EXERCISE OBJECTIVE →
Scan the listing below. Report each line that includes "with".

───── PROVIDED RECORDS ─────

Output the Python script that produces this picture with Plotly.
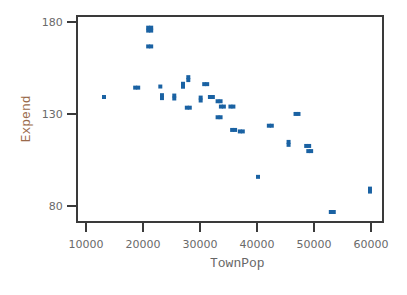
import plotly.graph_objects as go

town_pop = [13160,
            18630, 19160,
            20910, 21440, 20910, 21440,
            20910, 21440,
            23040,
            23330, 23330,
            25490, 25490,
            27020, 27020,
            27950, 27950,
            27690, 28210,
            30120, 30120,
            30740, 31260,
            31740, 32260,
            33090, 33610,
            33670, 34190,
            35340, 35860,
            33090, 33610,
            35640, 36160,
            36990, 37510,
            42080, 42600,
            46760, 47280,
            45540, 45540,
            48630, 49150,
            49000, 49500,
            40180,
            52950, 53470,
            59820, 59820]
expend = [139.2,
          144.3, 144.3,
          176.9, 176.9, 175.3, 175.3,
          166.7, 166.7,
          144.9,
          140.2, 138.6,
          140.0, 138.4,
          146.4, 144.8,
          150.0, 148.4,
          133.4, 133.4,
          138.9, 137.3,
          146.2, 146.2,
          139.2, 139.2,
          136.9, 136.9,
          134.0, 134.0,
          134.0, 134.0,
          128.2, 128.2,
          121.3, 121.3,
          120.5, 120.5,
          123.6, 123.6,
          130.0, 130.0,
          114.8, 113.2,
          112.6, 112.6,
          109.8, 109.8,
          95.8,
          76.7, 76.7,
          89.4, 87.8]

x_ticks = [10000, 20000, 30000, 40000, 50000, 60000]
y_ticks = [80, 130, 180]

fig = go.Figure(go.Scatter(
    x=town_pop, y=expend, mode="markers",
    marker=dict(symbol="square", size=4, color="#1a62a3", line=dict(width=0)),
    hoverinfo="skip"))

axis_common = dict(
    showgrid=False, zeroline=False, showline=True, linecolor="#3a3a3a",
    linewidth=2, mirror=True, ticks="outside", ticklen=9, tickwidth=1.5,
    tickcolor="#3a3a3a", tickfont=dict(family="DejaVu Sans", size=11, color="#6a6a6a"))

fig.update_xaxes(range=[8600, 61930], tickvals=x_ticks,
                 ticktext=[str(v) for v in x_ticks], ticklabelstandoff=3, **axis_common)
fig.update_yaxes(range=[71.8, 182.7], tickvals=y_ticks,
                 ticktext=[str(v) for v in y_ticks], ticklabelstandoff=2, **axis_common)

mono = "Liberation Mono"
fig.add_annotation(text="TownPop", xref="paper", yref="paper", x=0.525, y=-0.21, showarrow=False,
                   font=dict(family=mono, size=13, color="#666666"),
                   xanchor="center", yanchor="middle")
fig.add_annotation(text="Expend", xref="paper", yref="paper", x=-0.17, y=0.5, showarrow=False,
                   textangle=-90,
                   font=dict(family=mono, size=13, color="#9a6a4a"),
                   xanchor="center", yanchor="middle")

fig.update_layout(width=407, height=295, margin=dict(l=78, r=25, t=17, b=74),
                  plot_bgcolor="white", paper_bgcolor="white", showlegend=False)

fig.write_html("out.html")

─────
───── PROVIDED RECORDS ─────

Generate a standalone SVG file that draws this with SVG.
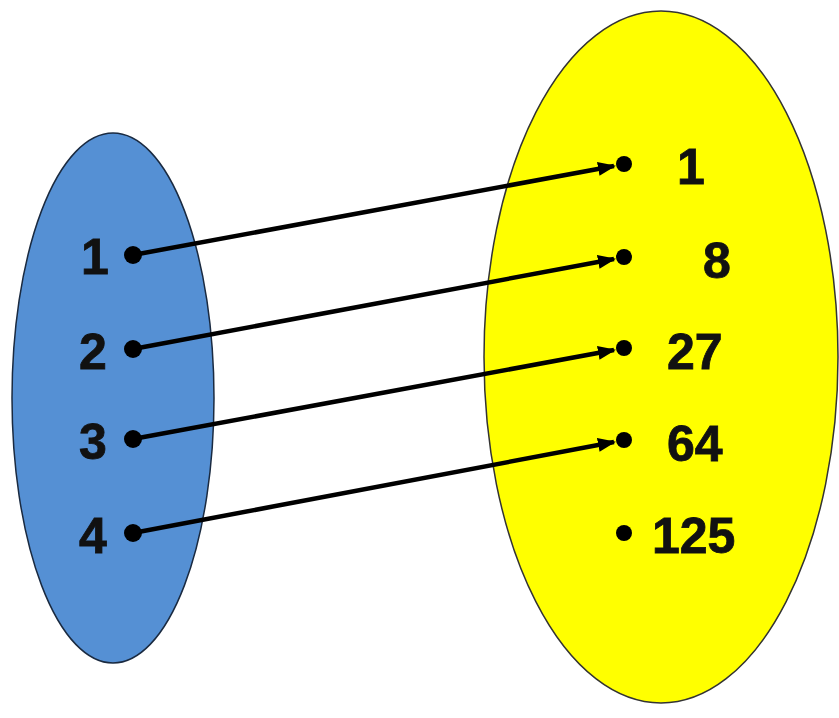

─────
───── PROVIDED RECORDS ─────

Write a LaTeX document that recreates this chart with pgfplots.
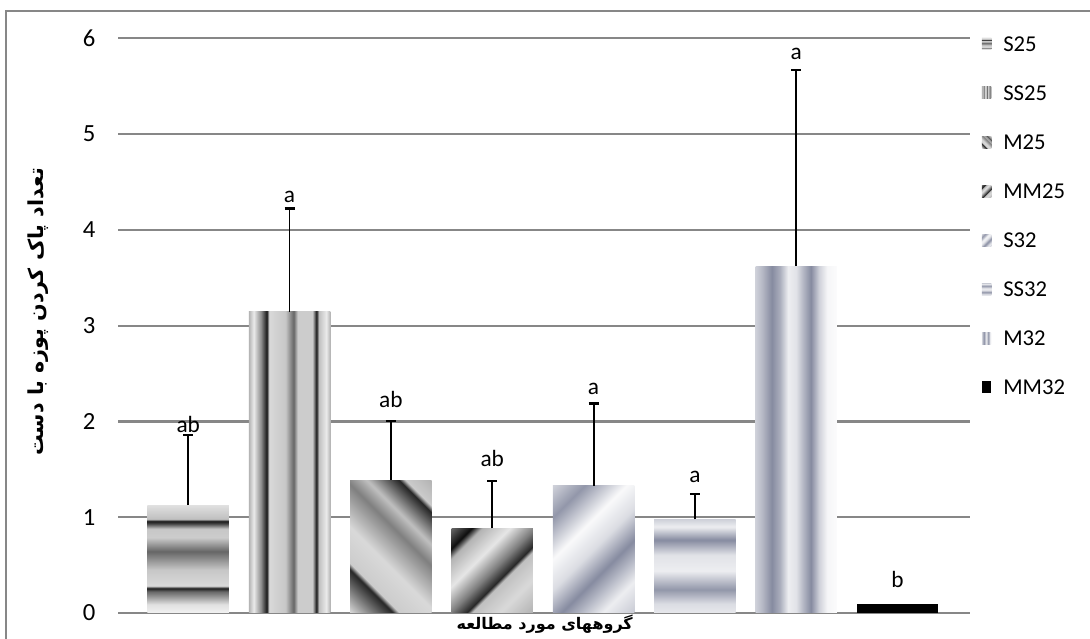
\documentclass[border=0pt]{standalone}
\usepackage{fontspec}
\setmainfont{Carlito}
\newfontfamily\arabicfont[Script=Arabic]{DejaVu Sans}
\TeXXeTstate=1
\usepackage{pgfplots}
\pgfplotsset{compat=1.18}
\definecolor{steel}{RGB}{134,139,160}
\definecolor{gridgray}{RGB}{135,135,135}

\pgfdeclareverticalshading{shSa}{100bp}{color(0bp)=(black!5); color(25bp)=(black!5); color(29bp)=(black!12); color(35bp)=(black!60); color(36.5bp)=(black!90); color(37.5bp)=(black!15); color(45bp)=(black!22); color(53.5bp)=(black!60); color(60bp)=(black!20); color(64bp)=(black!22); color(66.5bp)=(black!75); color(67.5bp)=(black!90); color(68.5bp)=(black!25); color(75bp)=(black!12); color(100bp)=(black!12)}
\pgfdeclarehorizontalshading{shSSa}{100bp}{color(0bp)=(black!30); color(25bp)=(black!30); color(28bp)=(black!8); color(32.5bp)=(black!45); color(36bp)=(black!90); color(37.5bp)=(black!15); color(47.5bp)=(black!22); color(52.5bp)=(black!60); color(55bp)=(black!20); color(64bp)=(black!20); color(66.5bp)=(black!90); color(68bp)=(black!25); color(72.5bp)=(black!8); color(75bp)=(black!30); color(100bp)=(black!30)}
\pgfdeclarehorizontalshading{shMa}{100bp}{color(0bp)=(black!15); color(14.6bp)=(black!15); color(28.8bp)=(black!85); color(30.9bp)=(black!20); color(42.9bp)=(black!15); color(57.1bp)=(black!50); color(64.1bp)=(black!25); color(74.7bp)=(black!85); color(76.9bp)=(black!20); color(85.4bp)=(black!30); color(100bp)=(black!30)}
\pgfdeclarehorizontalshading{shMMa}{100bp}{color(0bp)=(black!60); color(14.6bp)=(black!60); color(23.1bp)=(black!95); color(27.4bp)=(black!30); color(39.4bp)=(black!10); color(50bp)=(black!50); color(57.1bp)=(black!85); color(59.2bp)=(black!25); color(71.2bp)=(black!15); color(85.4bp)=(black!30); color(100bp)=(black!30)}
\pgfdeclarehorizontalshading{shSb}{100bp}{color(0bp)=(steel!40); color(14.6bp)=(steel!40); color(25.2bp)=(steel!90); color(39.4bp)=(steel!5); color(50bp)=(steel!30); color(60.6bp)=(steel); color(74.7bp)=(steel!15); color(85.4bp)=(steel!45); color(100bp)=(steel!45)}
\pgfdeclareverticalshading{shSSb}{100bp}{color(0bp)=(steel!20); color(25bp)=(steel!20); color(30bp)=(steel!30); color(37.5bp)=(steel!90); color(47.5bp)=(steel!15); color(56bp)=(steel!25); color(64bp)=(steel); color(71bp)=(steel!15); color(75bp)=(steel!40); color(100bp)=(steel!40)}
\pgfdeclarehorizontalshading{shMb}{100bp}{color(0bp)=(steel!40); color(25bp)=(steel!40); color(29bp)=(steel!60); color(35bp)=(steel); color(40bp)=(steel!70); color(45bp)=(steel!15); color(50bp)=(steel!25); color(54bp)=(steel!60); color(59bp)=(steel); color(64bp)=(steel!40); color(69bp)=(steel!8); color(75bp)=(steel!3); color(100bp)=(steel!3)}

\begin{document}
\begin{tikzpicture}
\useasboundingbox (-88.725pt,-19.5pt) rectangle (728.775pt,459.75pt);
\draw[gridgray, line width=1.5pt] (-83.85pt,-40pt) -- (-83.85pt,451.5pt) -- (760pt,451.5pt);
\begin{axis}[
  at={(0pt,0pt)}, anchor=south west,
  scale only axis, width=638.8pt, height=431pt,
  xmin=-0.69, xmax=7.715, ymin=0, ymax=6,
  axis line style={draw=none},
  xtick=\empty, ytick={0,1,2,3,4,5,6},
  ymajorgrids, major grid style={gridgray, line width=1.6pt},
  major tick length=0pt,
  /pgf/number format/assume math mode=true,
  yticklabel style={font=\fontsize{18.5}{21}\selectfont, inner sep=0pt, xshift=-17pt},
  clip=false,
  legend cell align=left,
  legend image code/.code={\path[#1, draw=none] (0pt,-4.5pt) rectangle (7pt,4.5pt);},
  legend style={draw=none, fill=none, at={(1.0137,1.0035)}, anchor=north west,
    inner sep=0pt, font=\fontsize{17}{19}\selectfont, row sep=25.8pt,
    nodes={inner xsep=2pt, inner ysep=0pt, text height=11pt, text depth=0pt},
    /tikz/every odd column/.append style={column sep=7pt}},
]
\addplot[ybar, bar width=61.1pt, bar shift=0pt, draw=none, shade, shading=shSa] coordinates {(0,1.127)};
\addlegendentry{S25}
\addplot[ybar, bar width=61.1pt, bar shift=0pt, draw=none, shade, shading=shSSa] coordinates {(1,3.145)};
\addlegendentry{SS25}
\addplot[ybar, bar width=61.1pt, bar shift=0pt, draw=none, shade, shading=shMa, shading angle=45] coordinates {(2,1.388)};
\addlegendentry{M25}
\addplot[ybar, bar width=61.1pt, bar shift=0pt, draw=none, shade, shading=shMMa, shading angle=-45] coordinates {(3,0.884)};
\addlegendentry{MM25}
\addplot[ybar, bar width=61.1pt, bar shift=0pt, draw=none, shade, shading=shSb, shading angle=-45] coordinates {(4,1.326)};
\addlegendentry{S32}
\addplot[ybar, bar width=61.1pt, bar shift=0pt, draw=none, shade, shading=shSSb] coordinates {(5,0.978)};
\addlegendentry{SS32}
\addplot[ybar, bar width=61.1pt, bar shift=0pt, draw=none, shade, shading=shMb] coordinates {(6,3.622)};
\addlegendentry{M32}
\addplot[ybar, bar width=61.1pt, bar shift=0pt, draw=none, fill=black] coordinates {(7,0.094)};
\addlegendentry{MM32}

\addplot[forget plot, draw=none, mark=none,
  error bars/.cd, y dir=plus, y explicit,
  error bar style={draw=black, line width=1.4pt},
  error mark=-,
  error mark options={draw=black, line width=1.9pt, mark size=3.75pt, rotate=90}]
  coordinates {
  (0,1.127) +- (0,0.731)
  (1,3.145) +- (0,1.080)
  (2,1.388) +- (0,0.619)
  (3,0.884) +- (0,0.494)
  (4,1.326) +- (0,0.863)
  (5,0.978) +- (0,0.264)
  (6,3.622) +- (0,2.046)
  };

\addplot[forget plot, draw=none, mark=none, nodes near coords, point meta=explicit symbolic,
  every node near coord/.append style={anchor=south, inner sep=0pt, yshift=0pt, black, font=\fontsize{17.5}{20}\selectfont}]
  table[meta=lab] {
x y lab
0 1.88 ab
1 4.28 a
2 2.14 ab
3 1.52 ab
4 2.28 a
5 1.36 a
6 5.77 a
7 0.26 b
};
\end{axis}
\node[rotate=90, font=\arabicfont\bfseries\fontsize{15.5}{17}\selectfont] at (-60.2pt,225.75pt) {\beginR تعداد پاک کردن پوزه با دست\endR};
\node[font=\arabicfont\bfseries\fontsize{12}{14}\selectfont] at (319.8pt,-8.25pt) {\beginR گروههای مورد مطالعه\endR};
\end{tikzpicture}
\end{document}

─────

THE RESULT →
Output the Python script that produces this picture with Plotly.
Generate a standalone SVG file that draws this with SVG.
Write a LaTeX document that recreates this chart with pgfplots.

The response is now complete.